TASK DETAILS: Reproduce the material word for word; the images stay out.

INFORMATION SHOWN:

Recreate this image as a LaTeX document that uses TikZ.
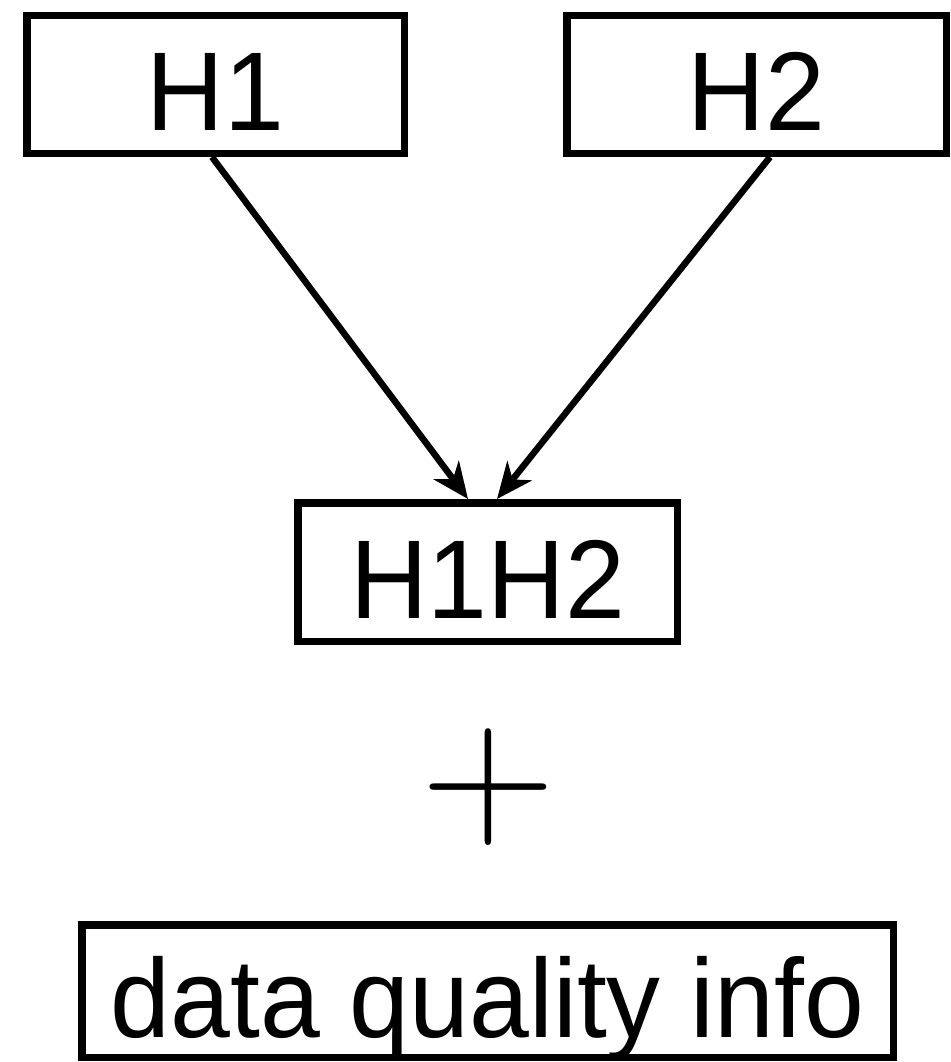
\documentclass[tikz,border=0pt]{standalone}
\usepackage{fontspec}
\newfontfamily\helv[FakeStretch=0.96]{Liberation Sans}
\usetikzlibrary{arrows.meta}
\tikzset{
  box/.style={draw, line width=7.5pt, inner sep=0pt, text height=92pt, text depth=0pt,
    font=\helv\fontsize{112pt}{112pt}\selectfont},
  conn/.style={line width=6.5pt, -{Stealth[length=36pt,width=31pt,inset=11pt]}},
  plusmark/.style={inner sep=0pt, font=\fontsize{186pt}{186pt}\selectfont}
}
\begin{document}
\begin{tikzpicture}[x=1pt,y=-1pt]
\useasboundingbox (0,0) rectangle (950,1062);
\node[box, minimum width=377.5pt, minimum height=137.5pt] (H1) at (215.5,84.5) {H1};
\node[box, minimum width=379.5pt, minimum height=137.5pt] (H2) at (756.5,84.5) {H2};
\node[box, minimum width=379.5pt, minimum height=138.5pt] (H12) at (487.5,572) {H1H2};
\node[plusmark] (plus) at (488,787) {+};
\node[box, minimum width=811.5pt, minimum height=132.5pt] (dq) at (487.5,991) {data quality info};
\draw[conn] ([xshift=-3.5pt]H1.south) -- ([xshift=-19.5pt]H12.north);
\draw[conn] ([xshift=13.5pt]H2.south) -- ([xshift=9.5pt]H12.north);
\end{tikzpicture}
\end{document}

FINISHED EXERCISE:
Recreate this image as a LaTeX document that uses TikZ.
\documentclass[tikz,border=0pt]{standalone}
\usepackage{fontspec}
\newfontfamily\helv[FakeStretch=0.96]{Liberation Sans}
\usetikzlibrary{arrows.meta}
\tikzset{
  box/.style={draw, line width=7.5pt, inner sep=0pt, text height=92pt, text depth=0pt,
    font=\helv\fontsize{112pt}{112pt}\selectfont},
  conn/.style={line width=6.5pt, -{Stealth[length=36pt,width=31pt,inset=11pt]}},
  plusmark/.style={inner sep=0pt, font=\fontsize{186pt}{186pt}\selectfont}
}
\begin{document}
\begin{tikzpicture}[x=1pt,y=-1pt]
\useasboundingbox (0,0) rectangle (950,1062);
\node[box, minimum width=377.5pt, minimum height=137.5pt] (H1) at (215.5,84.5) {H1};
\node[box, minimum width=379.5pt, minimum height=137.5pt] (H2) at (756.5,84.5) {H2};
\node[box, minimum width=379.5pt, minimum height=138.5pt] (H12) at (487.5,572) {H1H2};
\node[plusmark] (plus) at (488,787) {+};
\node[box, minimum width=811.5pt, minimum height=132.5pt] (dq) at (487.5,991) {data quality info};
\draw[conn] ([xshift=-3.5pt]H1.south) -- ([xshift=-19.5pt]H12.north);
\draw[conn] ([xshift=13.5pt]H2.south) -- ([xshift=9.5pt]H12.north);
\end{tikzpicture}
\end{document}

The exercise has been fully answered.